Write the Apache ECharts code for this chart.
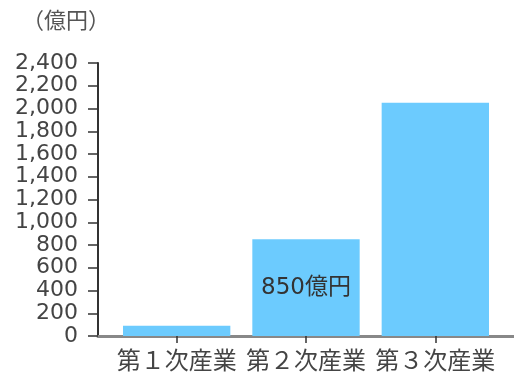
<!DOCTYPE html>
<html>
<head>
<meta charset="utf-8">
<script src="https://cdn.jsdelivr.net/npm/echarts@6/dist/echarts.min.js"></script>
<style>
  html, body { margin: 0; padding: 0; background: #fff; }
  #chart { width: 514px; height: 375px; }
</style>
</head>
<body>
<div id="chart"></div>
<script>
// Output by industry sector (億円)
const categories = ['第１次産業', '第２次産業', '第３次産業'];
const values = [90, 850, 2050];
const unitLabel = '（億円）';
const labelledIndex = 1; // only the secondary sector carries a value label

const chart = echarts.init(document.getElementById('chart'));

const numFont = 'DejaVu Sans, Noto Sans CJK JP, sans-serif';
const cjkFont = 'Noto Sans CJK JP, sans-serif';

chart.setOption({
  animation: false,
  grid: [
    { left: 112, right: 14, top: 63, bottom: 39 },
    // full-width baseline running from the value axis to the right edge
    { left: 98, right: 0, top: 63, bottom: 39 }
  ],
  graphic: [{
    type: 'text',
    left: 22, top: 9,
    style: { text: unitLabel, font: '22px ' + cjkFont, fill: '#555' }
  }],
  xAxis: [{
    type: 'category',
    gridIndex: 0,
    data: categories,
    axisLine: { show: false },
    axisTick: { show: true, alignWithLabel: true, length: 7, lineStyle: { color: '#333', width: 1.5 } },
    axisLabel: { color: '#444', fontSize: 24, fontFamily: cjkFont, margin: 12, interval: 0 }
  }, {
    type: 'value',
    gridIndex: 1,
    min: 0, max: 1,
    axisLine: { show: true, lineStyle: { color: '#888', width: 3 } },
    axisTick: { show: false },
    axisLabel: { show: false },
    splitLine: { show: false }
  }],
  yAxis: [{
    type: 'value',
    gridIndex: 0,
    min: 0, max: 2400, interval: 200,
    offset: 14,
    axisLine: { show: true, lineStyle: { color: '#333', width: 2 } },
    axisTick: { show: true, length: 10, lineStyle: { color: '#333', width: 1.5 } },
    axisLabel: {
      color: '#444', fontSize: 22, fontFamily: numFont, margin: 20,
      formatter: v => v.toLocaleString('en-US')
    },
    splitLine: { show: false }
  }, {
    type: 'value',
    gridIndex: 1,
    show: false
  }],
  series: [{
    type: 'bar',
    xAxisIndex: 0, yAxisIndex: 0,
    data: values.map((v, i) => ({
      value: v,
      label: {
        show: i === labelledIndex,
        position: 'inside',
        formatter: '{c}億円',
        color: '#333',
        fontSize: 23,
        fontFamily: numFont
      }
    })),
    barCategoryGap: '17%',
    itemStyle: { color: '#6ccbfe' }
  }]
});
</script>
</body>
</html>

----------

_To do_:
Begin at the top of the material above and output each line exactly, stopping after the line that holds "const cjkFont = 'Noto". Leave out pictures.

_Correct result_:
Write the Apache ECharts code for this chart.
<!DOCTYPE html>
<html>
<head>
<meta charset="utf-8">
<script src="https://cdn.jsdelivr.net/npm/echarts@6/dist/echarts.min.js"></script>
<style>
  html, body { margin: 0; padding: 0; background: #fff; }
  #chart { width: 514px; height: 375px; }
</style>
</head>
<body>
<div id="chart"></div>
<script>
// Output by industry sector (億円)
const categories = ['第１次産業', '第２次産業', '第３次産業'];
const values = [90, 850, 2050];
const unitLabel = '（億円）';
const labelledIndex = 1; // only the secondary sector carries a value label

const chart = echarts.init(document.getElementById('chart'));

const numFont = 'DejaVu Sans, Noto Sans CJK JP, sans-serif';
const cjkFont = 'Noto Sans CJK JP, sans-serif';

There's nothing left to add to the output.